Clair’s life in Iran — and her love for part-time dancer and architecture student Arash — forms the focus of this entertaining autobiography (Romance and Revolution: A Leap of Faith at the Iranian National Ballet, Mantua Books, £12.99).
Brought up in South Africa, Clair’s early, privileged life under apartheid takes place in a world of servants and prosperity, along with an introduction to ballet through her dance-teacher mother.
When political uncertainties in the country prompt the family’s move to England, Clair wins a coveted scholarship to the Royal Ballet School. But years under her mother’s expansive Russian-styled tutelage leaves her ill-prepared for the Royal Ballet’s more restrained style and, when the longed-for contract with the company is not forthcoming, she rashly accepts a place with the Iranian troupe instead.
Conditions in Tehran turn out to be good — the Shah and his wife have lavished funds on the ballet — and a brief bout of homesickness is rapidly forgotten when Clair falls for the charming Arash.
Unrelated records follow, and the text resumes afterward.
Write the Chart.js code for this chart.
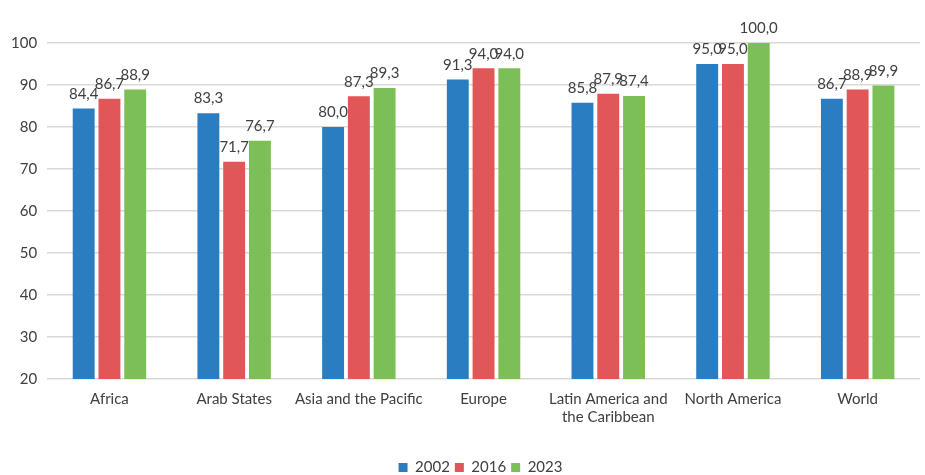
<!DOCTYPE html>
<html>
<head>
<meta charset="utf-8">
<script src="https://cdn.jsdelivr.net/npm/chart.js@4.4.1/dist/chart.umd.min.js"></script>
<style>
  html, body { margin: 0; padding: 0; background: #fff; }
  #wrap { width: 925px; height: 475px; position: relative; }
</style>
</head>
<body>
<div id="wrap"><canvas id="c" width="925" height="475"></canvas></div>
<script>
const categories = [
  'Africa', 'Arab States', 'Asia and the Pacific', 'Europe',
  ['Latin America and', 'the Caribbean'], 'North America', 'World'
];
const seriesNames = ['2002', '2016', '2023'];
const values2002 = [84.4, 83.3, 80.0, 91.3, 85.8, 95.0, 86.7];
const values2016 = [86.7, 71.7, 87.3, 94.0, 87.9, 95.0, 88.9];
const values2023 = [88.9, 76.7, 89.3, 94.0, 87.4, 100.0, 89.9];
const yTicks = [20, 30, 40, 50, 60, 70, 80, 90, 100];

const colors = ['#2a7dc0', '#e15656', '#7dbf57'];
const textColor = '#404040';
const fontFamily = 'Lato, "Open Sans", sans-serif';

// Value labels above each bar, decimal comma
const valueLabels = {
  id: 'valueLabels',
  afterDatasetsDraw(chart) {
    const ctx = chart.ctx;
    ctx.save();
    ctx.font = '15px ' + fontFamily;
    ctx.fillStyle = textColor;
    ctx.textAlign = 'center';
    ctx.textBaseline = 'bottom';
    chart.data.datasets.forEach((ds, i) => {
      chart.getDatasetMeta(i).data.forEach((bar, j) => {
        const txt = ds.data[j].toFixed(1).replace('.', ',');
        ctx.fillText(txt, bar.x, bar.y - 7);
      });
    });
    ctx.restore();
  }
};

// Nudge the legend a little to the right of centre
const legendShift = {
  id: 'legendShift',
  afterLayout(chart) {
    const lg = chart.legend;
    if (!lg) return;
    lg.left += 20;
    lg.right += 20;
    if (lg.legendHitBoxes) lg.legendHitBoxes.forEach(b => { b.left += 20; });
  }
};

new Chart(document.getElementById('c'), {
  type: 'bar',
  data: {
    labels: categories,
    datasets: [values2002, values2016, values2023].map((d, i) => ({
      label: seriesNames[i],
      data: d,
      backgroundColor: colors[i],
      borderWidth: 0,
      categoryPercentage: 0.62,
      barPercentage: 0.85
    }))
  },
  options: {
    responsive: false,
    animation: false,
    layout: { padding: { left: 1, right: 5, top: 43, bottom: -10 } },
    scales: {
      x: {
        grid: { display: false },
        border: { display: false },
        // extra room below the category labels, above the legend
        afterFit(axis) { axis.height += 26; },
        ticks: {
          color: textColor,
          font: { family: fontFamily, size: 15 },
          padding: 3,
          maxRotation: 0,
          autoSkip: false
        }
      },
      y: {
        min: 20,
        max: 100,
        afterBuildTicks(axis) { axis.ticks = yTicks.map(v => ({ value: v })); },
        grid: { color: '#d9d9d9', lineWidth: 1.5, drawTicks: false },
        border: { display: false },
        ticks: {
          color: textColor,
          font: { family: fontFamily, size: 15 },
          padding: 10
        }
      }
    },
    plugins: {
      legend: {
        position: 'bottom',
        labels: {
          color: textColor,
          font: { family: fontFamily, size: 15 },
          boxWidth: 9,
          boxHeight: 9,
          padding: 5
        }
      },
      tooltip: { enabled: false }
    }
  },
  plugins: [valueLabels, legendShift]
});
</script>
</body>
</html>
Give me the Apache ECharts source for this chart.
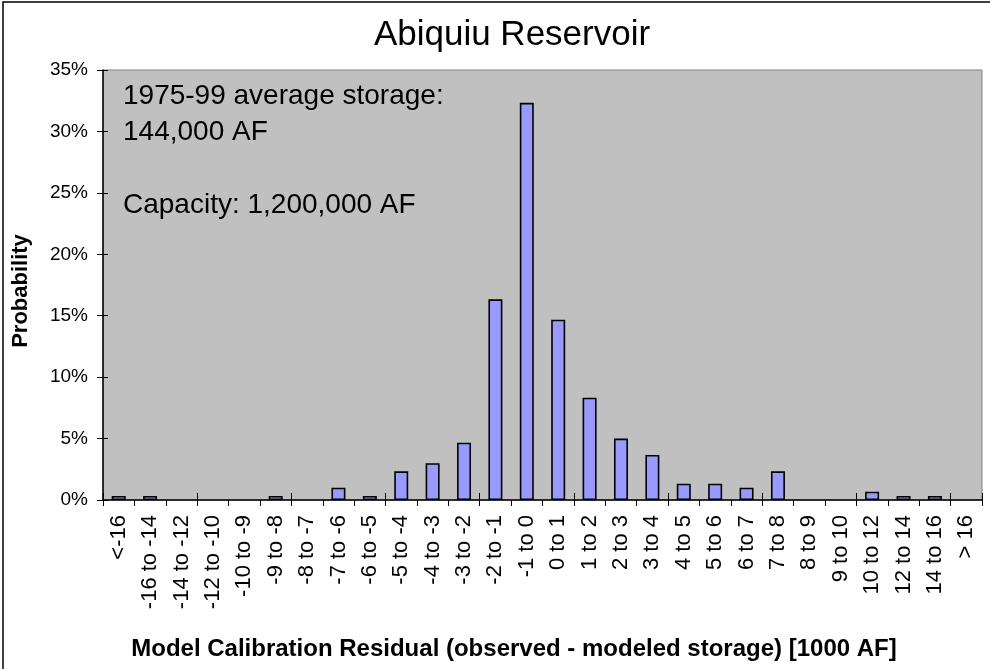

A quick marriage, in the presence of her disapproving parents, doesn’t bring the happiness her romantic courtship had promised. Instead, Clair has to hide her Jewish roots and put up with Arash’s growing selfish and erratic behaviour.
So this is either a wonderful story of the enduring power of love, or a fine example of how blind (stupid?) women can be when Cupid shoots that arrow. Either way, it had me screaming at the book in frustration at the extent of Clair’s seemingly unending tolerance. A good kick with a pair of very hard pointe shoes is clearly what was needed to sort that man out.